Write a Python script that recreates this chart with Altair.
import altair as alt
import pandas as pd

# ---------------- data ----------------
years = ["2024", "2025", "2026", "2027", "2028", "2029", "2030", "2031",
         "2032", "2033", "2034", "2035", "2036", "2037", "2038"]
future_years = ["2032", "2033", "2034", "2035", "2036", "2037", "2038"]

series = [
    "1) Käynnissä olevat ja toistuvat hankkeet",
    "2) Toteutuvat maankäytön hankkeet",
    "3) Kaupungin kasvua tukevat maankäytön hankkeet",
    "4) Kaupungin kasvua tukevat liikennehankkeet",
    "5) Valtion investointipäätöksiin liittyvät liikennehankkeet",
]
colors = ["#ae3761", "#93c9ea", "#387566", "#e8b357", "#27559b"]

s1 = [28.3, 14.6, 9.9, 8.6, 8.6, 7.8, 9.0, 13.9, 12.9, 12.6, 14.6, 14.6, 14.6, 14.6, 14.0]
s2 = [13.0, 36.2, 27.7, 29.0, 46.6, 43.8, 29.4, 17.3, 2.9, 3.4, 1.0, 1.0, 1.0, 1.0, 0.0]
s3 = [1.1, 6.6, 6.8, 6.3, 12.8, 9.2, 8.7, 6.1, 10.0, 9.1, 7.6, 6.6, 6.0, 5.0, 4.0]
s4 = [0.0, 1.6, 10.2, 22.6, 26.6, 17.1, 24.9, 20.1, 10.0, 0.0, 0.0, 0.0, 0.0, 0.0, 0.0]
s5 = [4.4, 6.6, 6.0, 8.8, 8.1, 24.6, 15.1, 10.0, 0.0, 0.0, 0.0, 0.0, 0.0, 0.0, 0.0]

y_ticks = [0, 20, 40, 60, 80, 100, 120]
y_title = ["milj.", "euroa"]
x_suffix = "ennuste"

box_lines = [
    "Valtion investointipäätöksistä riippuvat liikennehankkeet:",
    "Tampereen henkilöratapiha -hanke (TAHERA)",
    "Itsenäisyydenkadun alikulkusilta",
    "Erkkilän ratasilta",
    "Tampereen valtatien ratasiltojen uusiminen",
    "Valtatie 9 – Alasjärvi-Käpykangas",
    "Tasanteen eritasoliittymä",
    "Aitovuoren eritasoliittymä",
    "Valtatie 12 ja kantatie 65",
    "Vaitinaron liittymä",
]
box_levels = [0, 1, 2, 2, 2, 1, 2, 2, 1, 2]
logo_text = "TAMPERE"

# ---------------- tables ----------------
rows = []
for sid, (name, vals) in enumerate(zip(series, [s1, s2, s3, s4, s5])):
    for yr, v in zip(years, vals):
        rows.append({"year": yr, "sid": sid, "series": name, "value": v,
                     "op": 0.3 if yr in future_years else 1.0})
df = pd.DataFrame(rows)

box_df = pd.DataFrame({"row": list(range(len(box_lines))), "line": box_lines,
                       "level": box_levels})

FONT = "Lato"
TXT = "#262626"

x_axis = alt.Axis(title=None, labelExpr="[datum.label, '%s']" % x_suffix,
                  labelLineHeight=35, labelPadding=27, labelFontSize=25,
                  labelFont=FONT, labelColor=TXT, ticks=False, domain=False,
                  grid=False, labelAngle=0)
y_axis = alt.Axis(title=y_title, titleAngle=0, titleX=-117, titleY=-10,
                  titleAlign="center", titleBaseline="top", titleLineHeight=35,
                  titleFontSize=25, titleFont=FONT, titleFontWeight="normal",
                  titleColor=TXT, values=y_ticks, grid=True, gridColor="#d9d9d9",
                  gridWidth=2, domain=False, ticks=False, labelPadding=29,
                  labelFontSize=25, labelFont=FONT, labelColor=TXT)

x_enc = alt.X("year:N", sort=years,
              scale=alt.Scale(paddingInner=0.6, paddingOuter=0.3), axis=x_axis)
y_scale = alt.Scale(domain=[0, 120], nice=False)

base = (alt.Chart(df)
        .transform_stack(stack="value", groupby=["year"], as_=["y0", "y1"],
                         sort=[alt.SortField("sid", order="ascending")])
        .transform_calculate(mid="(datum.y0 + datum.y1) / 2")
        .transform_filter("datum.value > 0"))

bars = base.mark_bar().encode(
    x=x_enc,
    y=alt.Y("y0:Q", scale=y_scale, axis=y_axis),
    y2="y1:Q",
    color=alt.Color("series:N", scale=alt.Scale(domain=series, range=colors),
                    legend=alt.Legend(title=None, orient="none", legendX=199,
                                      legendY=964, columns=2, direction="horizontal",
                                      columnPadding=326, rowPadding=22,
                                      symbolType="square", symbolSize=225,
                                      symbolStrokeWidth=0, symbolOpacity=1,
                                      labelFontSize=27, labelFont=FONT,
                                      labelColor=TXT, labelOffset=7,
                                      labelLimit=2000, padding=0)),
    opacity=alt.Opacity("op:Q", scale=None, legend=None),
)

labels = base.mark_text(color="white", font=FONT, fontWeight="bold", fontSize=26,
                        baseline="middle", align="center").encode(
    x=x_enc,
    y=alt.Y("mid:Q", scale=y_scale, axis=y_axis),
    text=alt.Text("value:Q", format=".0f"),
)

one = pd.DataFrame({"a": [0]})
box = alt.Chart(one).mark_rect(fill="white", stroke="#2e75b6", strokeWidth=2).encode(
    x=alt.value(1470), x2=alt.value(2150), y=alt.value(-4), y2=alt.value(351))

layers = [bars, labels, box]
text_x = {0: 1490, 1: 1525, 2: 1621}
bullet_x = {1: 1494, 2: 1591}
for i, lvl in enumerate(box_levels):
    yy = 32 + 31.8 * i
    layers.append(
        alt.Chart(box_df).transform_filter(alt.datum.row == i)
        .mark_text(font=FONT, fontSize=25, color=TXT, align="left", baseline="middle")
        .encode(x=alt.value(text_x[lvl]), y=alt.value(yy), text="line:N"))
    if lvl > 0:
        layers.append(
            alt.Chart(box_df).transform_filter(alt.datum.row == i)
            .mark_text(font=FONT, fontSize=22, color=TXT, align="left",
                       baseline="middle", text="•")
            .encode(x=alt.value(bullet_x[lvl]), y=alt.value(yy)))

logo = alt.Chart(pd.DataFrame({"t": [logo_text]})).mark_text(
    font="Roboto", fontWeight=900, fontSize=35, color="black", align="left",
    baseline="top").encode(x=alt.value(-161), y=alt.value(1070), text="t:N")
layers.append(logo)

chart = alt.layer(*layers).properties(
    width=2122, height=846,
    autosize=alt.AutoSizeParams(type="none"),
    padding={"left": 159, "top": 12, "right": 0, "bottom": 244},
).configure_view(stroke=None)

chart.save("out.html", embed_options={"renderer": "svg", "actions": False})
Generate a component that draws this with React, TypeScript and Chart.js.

☆ ☆ ☆ ☆ ☆

How many lines of the listing above include the word "that"? State the number and nothing else.

> FINISHED TASK
2